*What is needed*
Write the records out again exactly, leaving no images in.
>> BEGIN
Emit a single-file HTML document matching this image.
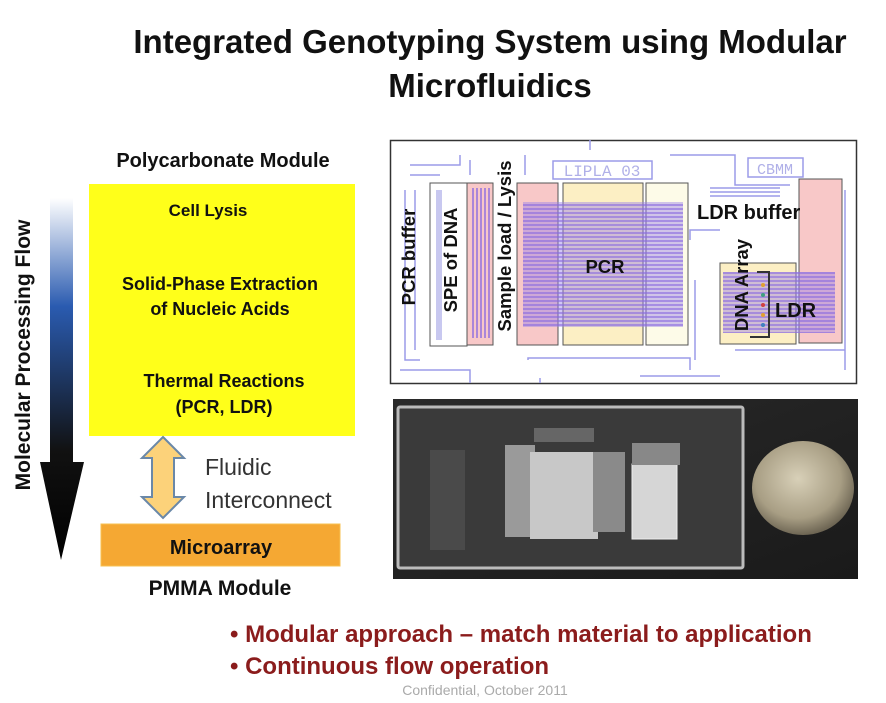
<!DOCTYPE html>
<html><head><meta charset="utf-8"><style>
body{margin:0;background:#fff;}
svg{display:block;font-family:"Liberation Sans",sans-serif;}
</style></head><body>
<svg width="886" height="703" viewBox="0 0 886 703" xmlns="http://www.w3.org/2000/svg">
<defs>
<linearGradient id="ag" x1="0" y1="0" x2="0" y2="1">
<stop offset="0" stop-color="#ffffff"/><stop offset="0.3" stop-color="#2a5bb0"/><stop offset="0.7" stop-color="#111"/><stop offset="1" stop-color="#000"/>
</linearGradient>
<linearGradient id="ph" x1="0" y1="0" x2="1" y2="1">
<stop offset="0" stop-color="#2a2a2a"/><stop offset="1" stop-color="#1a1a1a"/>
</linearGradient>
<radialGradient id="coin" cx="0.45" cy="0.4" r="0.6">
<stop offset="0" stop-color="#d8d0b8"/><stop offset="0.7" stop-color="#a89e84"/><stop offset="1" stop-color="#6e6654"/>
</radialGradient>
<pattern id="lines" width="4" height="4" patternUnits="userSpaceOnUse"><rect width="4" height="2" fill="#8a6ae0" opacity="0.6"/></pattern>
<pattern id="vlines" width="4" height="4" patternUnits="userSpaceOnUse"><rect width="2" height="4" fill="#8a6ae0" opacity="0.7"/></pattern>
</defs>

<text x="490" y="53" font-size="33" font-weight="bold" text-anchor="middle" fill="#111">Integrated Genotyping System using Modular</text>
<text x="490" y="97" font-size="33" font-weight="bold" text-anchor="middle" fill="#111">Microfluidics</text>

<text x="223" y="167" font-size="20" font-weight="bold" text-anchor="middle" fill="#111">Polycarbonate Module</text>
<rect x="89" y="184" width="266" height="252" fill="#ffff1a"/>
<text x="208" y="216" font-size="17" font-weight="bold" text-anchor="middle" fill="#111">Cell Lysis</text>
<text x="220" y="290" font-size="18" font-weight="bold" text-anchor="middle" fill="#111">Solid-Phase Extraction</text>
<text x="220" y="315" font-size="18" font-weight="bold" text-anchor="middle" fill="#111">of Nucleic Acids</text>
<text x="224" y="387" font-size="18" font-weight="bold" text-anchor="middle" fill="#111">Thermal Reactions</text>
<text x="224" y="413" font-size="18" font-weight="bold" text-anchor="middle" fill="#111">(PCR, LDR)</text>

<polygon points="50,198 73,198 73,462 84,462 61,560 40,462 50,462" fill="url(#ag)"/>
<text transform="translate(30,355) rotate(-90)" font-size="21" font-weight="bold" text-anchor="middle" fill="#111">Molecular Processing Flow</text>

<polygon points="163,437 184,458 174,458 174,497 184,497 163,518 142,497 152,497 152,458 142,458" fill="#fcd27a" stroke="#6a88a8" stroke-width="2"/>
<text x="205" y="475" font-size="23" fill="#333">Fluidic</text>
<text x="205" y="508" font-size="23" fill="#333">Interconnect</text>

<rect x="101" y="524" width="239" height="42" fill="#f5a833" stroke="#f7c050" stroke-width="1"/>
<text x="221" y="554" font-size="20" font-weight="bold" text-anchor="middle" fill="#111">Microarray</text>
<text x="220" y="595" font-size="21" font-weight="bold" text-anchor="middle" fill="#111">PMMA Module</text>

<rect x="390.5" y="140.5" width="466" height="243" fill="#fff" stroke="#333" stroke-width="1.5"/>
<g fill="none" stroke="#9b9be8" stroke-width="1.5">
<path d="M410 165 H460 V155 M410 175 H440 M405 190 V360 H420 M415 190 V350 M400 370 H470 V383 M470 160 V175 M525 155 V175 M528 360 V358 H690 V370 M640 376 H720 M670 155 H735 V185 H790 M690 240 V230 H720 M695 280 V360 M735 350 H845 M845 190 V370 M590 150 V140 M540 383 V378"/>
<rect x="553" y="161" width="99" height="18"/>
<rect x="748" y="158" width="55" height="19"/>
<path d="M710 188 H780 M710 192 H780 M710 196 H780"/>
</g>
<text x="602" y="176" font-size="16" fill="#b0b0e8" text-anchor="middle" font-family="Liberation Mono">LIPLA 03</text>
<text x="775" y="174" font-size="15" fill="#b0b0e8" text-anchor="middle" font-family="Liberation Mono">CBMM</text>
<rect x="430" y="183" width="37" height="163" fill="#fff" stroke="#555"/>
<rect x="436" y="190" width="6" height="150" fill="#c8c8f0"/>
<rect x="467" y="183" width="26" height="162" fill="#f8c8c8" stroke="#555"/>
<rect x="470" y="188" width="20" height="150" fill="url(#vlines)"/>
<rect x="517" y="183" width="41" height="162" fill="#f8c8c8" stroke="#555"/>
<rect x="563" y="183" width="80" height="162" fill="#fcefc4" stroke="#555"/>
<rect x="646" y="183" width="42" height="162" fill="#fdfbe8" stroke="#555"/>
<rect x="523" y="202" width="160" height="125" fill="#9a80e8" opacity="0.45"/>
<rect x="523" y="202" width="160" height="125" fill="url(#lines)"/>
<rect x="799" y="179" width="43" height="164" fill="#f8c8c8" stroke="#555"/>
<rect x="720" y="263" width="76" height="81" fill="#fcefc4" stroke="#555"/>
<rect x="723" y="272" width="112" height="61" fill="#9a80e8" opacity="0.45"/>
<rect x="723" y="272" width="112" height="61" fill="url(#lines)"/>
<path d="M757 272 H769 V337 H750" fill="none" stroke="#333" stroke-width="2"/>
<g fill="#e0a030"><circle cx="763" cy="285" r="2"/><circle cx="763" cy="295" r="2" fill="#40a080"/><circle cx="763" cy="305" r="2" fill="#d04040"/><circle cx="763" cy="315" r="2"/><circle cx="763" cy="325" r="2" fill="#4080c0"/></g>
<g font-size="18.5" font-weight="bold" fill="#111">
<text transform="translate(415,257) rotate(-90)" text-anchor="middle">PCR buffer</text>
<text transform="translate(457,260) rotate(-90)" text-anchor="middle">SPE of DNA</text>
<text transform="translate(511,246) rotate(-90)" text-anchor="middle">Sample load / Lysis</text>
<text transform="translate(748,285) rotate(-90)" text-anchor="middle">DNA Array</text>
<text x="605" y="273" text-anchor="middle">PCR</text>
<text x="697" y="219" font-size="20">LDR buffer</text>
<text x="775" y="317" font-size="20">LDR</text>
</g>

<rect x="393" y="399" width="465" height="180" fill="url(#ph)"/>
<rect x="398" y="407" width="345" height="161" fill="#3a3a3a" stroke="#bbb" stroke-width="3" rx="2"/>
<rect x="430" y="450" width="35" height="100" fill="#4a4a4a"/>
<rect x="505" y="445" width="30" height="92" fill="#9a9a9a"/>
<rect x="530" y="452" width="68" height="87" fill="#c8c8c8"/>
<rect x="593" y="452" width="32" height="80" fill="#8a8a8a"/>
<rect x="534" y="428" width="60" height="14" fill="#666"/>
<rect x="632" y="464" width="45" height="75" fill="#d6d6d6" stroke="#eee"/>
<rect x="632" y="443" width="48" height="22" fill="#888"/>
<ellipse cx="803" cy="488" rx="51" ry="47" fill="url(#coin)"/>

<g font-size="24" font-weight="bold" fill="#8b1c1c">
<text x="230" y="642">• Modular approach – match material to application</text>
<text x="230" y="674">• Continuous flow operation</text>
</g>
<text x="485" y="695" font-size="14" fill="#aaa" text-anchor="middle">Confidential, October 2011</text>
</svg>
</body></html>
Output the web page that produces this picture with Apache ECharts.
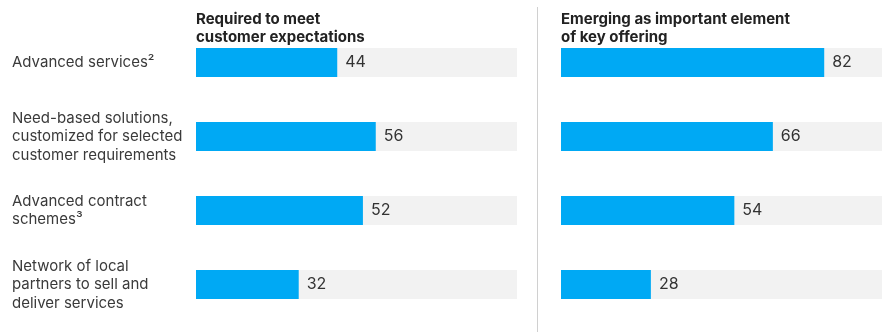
>> END
*Answer to this exercise*
Emit a single-file HTML document matching this image.
<!DOCTYPE html>
<html><head><meta charset="utf-8"><style>
body{margin:0;background:#fff;}
svg{display:block;font-family:"Liberation Sans",sans-serif;}
</style></head><body>
<svg width="886" height="703" viewBox="0 0 886 703" xmlns="http://www.w3.org/2000/svg">
<defs>
<linearGradient id="ag" x1="0" y1="0" x2="0" y2="1">
<stop offset="0" stop-color="#ffffff"/><stop offset="0.3" stop-color="#2a5bb0"/><stop offset="0.7" stop-color="#111"/><stop offset="1" stop-color="#000"/>
</linearGradient>
<linearGradient id="ph" x1="0" y1="0" x2="1" y2="1">
<stop offset="0" stop-color="#2a2a2a"/><stop offset="1" stop-color="#1a1a1a"/>
</linearGradient>
<radialGradient id="coin" cx="0.45" cy="0.4" r="0.6">
<stop offset="0" stop-color="#d8d0b8"/><stop offset="0.7" stop-color="#a89e84"/><stop offset="1" stop-color="#6e6654"/>
</radialGradient>
<pattern id="lines" width="4" height="4" patternUnits="userSpaceOnUse"><rect width="4" height="2" fill="#8a6ae0" opacity="0.6"/></pattern>
<pattern id="vlines" width="4" height="4" patternUnits="userSpaceOnUse"><rect width="2" height="4" fill="#8a6ae0" opacity="0.7"/></pattern>
</defs>

<text x="490" y="53" font-size="33" font-weight="bold" text-anchor="middle" fill="#111">Integrated Genotyping System using Modular</text>
<text x="490" y="97" font-size="33" font-weight="bold" text-anchor="middle" fill="#111">Microfluidics</text>

<text x="223" y="167" font-size="20" font-weight="bold" text-anchor="middle" fill="#111">Polycarbonate Module</text>
<rect x="89" y="184" width="266" height="252" fill="#ffff1a"/>
<text x="208" y="216" font-size="17" font-weight="bold" text-anchor="middle" fill="#111">Cell Lysis</text>
<text x="220" y="290" font-size="18" font-weight="bold" text-anchor="middle" fill="#111">Solid-Phase Extraction</text>
<text x="220" y="315" font-size="18" font-weight="bold" text-anchor="middle" fill="#111">of Nucleic Acids</text>
<text x="224" y="387" font-size="18" font-weight="bold" text-anchor="middle" fill="#111">Thermal Reactions</text>
<text x="224" y="413" font-size="18" font-weight="bold" text-anchor="middle" fill="#111">(PCR, LDR)</text>

<polygon points="50,198 73,198 73,462 84,462 61,560 40,462 50,462" fill="url(#ag)"/>
<text transform="translate(30,355) rotate(-90)" font-size="21" font-weight="bold" text-anchor="middle" fill="#111">Molecular Processing Flow</text>

<polygon points="163,437 184,458 174,458 174,497 184,497 163,518 142,497 152,497 152,458 142,458" fill="#fcd27a" stroke="#6a88a8" stroke-width="2"/>
<text x="205" y="475" font-size="23" fill="#333">Fluidic</text>
<text x="205" y="508" font-size="23" fill="#333">Interconnect</text>

<rect x="101" y="524" width="239" height="42" fill="#f5a833" stroke="#f7c050" stroke-width="1"/>
<text x="221" y="554" font-size="20" font-weight="bold" text-anchor="middle" fill="#111">Microarray</text>
<text x="220" y="595" font-size="21" font-weight="bold" text-anchor="middle" fill="#111">PMMA Module</text>

<rect x="390.5" y="140.5" width="466" height="243" fill="#fff" stroke="#333" stroke-width="1.5"/>
<g fill="none" stroke="#9b9be8" stroke-width="1.5">
<path d="M410 165 H460 V155 M410 175 H440 M405 190 V360 H420 M415 190 V350 M400 370 H470 V383 M470 160 V175 M525 155 V175 M528 360 V358 H690 V370 M640 376 H720 M670 155 H735 V185 H790 M690 240 V230 H720 M695 280 V360 M735 350 H845 M845 190 V370 M590 150 V140 M540 383 V378"/>
<rect x="553" y="161" width="99" height="18"/>
<rect x="748" y="158" width="55" height="19"/>
<path d="M710 188 H780 M710 192 H780 M710 196 H780"/>
</g>
<text x="602" y="176" font-size="16" fill="#b0b0e8" text-anchor="middle" font-family="Liberation Mono">LIPLA 03</text>
<text x="775" y="174" font-size="15" fill="#b0b0e8" text-anchor="middle" font-family="Liberation Mono">CBMM</text>
<rect x="430" y="183" width="37" height="163" fill="#fff" stroke="#555"/>
<rect x="436" y="190" width="6" height="150" fill="#c8c8f0"/>
<rect x="467" y="183" width="26" height="162" fill="#f8c8c8" stroke="#555"/>
<rect x="470" y="188" width="20" height="150" fill="url(#vlines)"/>
<rect x="517" y="183" width="41" height="162" fill="#f8c8c8" stroke="#555"/>
<rect x="563" y="183" width="80" height="162" fill="#fcefc4" stroke="#555"/>
<rect x="646" y="183" width="42" height="162" fill="#fdfbe8" stroke="#555"/>
<rect x="523" y="202" width="160" height="125" fill="#9a80e8" opacity="0.45"/>
<rect x="523" y="202" width="160" height="125" fill="url(#lines)"/>
<rect x="799" y="179" width="43" height="164" fill="#f8c8c8" stroke="#555"/>
<rect x="720" y="263" width="76" height="81" fill="#fcefc4" stroke="#555"/>
<rect x="723" y="272" width="112" height="61" fill="#9a80e8" opacity="0.45"/>
<rect x="723" y="272" width="112" height="61" fill="url(#lines)"/>
<path d="M757 272 H769 V337 H750" fill="none" stroke="#333" stroke-width="2"/>
<g fill="#e0a030"><circle cx="763" cy="285" r="2"/><circle cx="763" cy="295" r="2" fill="#40a080"/><circle cx="763" cy="305" r="2" fill="#d04040"/><circle cx="763" cy="315" r="2"/><circle cx="763" cy="325" r="2" fill="#4080c0"/></g>
<g font-size="18.5" font-weight="bold" fill="#111">
<text transform="translate(415,257) rotate(-90)" text-anchor="middle">PCR buffer</text>
<text transform="translate(457,260) rotate(-90)" text-anchor="middle">SPE of DNA</text>
<text transform="translate(511,246) rotate(-90)" text-anchor="middle">Sample load / Lysis</text>
<text transform="translate(748,285) rotate(-90)" text-anchor="middle">DNA Array</text>
<text x="605" y="273" text-anchor="middle">PCR</text>
<text x="697" y="219" font-size="20">LDR buffer</text>
<text x="775" y="317" font-size="20">LDR</text>
</g>

<rect x="393" y="399" width="465" height="180" fill="url(#ph)"/>
<rect x="398" y="407" width="345" height="161" fill="#3a3a3a" stroke="#bbb" stroke-width="3" rx="2"/>
<rect x="430" y="450" width="35" height="100" fill="#4a4a4a"/>
<rect x="505" y="445" width="30" height="92" fill="#9a9a9a"/>
<rect x="530" y="452" width="68" height="87" fill="#c8c8c8"/>
<rect x="593" y="452" width="32" height="80" fill="#8a8a8a"/>
<rect x="534" y="428" width="60" height="14" fill="#666"/>
<rect x="632" y="464" width="45" height="75" fill="#d6d6d6" stroke="#eee"/>
<rect x="632" y="443" width="48" height="22" fill="#888"/>
<ellipse cx="803" cy="488" rx="51" ry="47" fill="url(#coin)"/>

<g font-size="24" font-weight="bold" fill="#8b1c1c">
<text x="230" y="642">• Modular approach – match material to application</text>
<text x="230" y="674">• Continuous flow operation</text>
</g>
<text x="485" y="695" font-size="14" fill="#aaa" text-anchor="middle">Confidential, October 2011</text>
</svg>
</body></html>
Output the web page that produces this picture with Apache ECharts.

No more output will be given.